極致的環境下,往往能滋生最深厚的感情。
冰窟、雪谷、古墓、冰島、寒潭、枯井。
《天龍八部》中虛竹與西夏公主李清露的零度以下愛情最為匪夷所思,卻又“美麗凍人”。
虛竹和夢姑,如果換了其他任何地方見面,都不會在一起。
虛竹從小出家,虔心向佛。說意志力的話,他不比御弟哥哥差多少。
要知道,御弟哥哥在女兒國,女兒國國王是無法突破的,唐僧身邊不僅僅有有三個徒弟,還有佛道兩派安排的三十九個“隱形護衛”,那就是四值功曹、五方揭諦和六兵六甲護教珈藍。這些神仙都是隨觀音菩薩一起來到唐僧身邊的,自從被確定為取經人的那一刻起就一直在舉頭三尺的上空保衛他。
而小和尚虛竹,全是靠一己肉身、一片禪心是敵不過天山童姥的。
而反過來,在平時任何地方,銀川公主也絕不會看上虛竹這個厚嘴唇、招風耳、墨墨跡跡的和尚。
兩個人遇見,最多一個說阿彌陀佛,一個說大師有禮,然後就此緣盡。
這裡黑漆一團,伸手不見五指,一個和尚,一位公主。
在天山童姥“燈下黑”的計謀下,相遇在暗無天日的冰窖之中。
在這裡,俗世的喧囂被隔絕了,暮鼓晨鐘聽不到了,他們一切的身份標籤、矜持和防備都瓦解了。
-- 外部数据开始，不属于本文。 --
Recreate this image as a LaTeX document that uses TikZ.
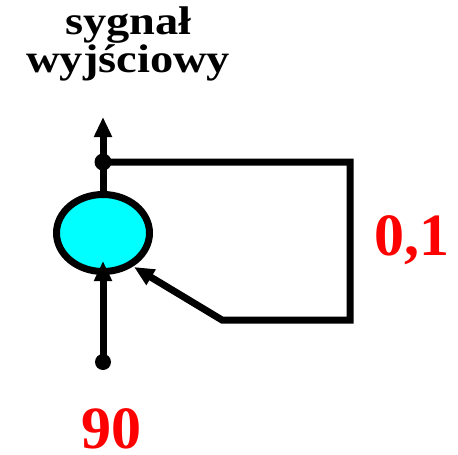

而慾望,在寒冷的地方傳播得最快。
這是金庸最會寫的愛情——零度以下的愛情。
越是為世俗所不理解的,越是不可能成功的愛情,就越被放逐到冰冷的地方去,才有機會自由滋長。
就是這麼簡單,《天龍八部》本身說的就是一個眾生非像森羅萬象的世界。
一心為漢的喬峰到卻是遼人,喬峰的父母枉死於漢人之手,他卻受漢人的養育之恩;他骨子裡流淌著契丹人的血液,卻在恩師的教誨培養下,成為俠肝義膽的大英雄;他一身武藝出自少林和丐幫,他又怎會與漢人反目成仇,血刃相見。他的一生,註定要在漢人與胡人的對立與矛盾中,掙扎、掙脫,並最終釋放。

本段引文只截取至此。